Neubauer Collegium for Culture and Society
- Established: 2012
- Location: 5701 S. Woodlawn Ave Chicago, Illinois 60637 United States
- Website: neubauercollegium.uchicago.edu

= Neubauer Collegium for Culture and Society =

Educational institution in Chicago, Illinois

The Neubauer Collegium for Culture and Society is a collaborative research center located on the campus of the University of Chicago in Chicago, Illinois.

== History ==

The Neubauer Collegium was established in June 2012. It was founded with a gift of $26.5-million from Joseph Neubauer, former CEO and chairman of Aramark Corporation, and Jeanette Lerman-Neubauer, founder of the Philadelphia marketing and communications firm, J.P. Lerman & Company. A second major gift came from Emmanuel Roman, CEO of PIMCO and a University of Chicago graduate in whose honor the head of the Collegium is named the Roman Family Director. Gallery exhibitions at the Neubauer Collegium, along with other projects addressing themes such as the environment and media, are supported by the Brenda Mulmed Shapiro Fund.

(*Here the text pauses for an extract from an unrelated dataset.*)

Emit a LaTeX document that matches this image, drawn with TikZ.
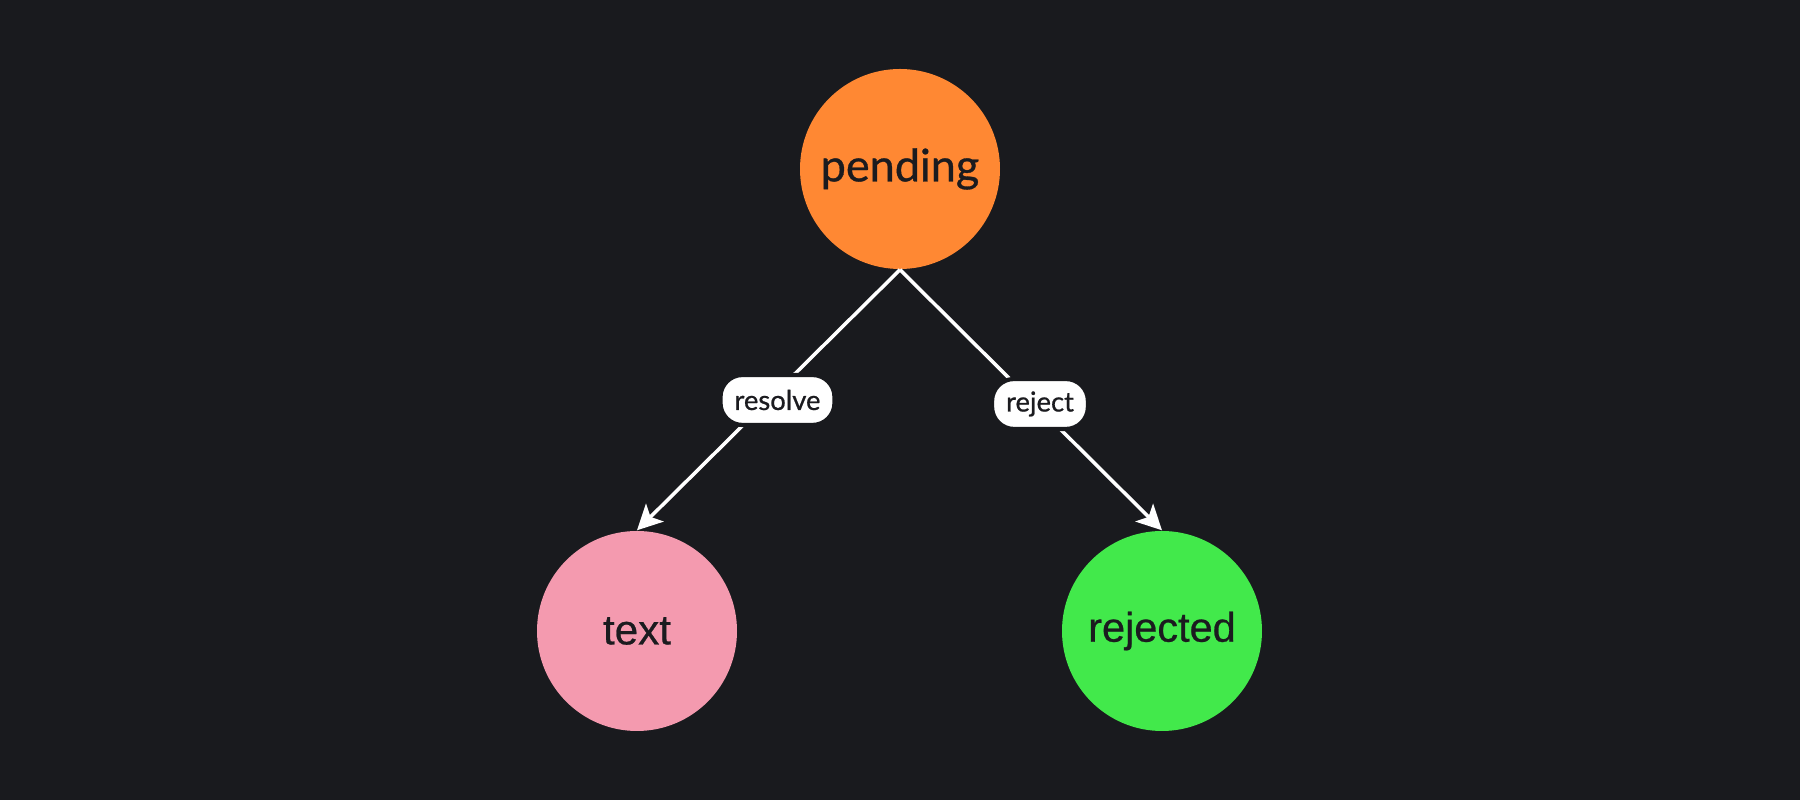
\documentclass[tikz,border=0pt]{standalone}
\usepackage{fontspec}
\setmainfont{Lato}[FakeBold=0.7]
\newfontfamily\arialfont{Liberation Sans}[FakeBold=0.6]
\usepackage{tikz}
\usetikzlibrary{arrows.meta,positioning}
\definecolor{bgdark}{RGB}{25,26,30}
\definecolor{inkdark}{RGB}{27,27,31}
\definecolor{pendingorange}{RGB}{255,136,51}
\definecolor{textpink}{RGB}{244,154,175}
\definecolor{rejectgreen}{RGB}{66,233,75}

\begin{document}
\begin{tikzpicture}[node distance=4cm,on grid,
  >={Stealth[length=2.5mm,width=2.5mm,inset=0.6mm]},
  promise/.style={circle,minimum size=2cm,inner sep=0pt,text=inkdark},
  arrowlabel/.style={fill=white,draw=bgdark,line width=1.2pt,rounded corners=2.2mm,
    minimum height=5mm,inner xsep=1.4mm,inner ysep=0pt,text=inkdark,
    font=\fontsize{7.8}{9}\selectfont}]
  \fill[bgdark] (0,0) rectangle (18,8);
  \node[promise,fill=pendingorange,font=\fontsize{12.8}{15}\selectfont] (pending) at (9,6.31) {pending};
  \node[promise,fill=textpink,font=\arialfont\fontsize{12}{14}\selectfont] (text) [below left=4.62cm and 2.63cm of pending] {text};
  \node[promise,fill=rejectgreen,font=\arialfont\fontsize{11.8}{14}\selectfont] (rejected) [below right=4.62cm and 2.62cm of pending] {rejected};

  \path[->,white,line width=1pt]
  (pending.south)
  edge node[arrowlabel,xshift=0.9mm] {resolve} (text.north)
  (pending.south)
  edge node[arrowlabel,xshift=0.9mm,yshift=-0.4mm] {reject} (rejected.north);
\end{tikzpicture}
\end{document}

The inaugural cohort of 18 faculty research projects were announced in March 2013 and represented faculty from 17 departments, as well as the Chicago Booth School of Business, the Divinity School, the Law School, the Pritzker School of Medicine, and the Oriental Institute. The center launched its tenth cohort of new research projects on July 1, 2022, bringing the total number of faculty-led research projects at the center to 117.

=== Location ===

The collegium occupies an historic 16,000 sq. ft. Collegiate Gothic style building erected in 1933 as the home of the Meadville Lombard Theological School, adjacent to the campus of the University of Chicago in Hyde Park which was purchased by the university in 2011 and was renovated by Kliment Halsband Architects.

== Leadership ==

Aside from administrative staff the Neubauer Collegium also has a faculty director that oversees the activities of the center, and a faculty advisory board that serves in a consultative role. Tara Zahra has served as the faculty director since July 2022.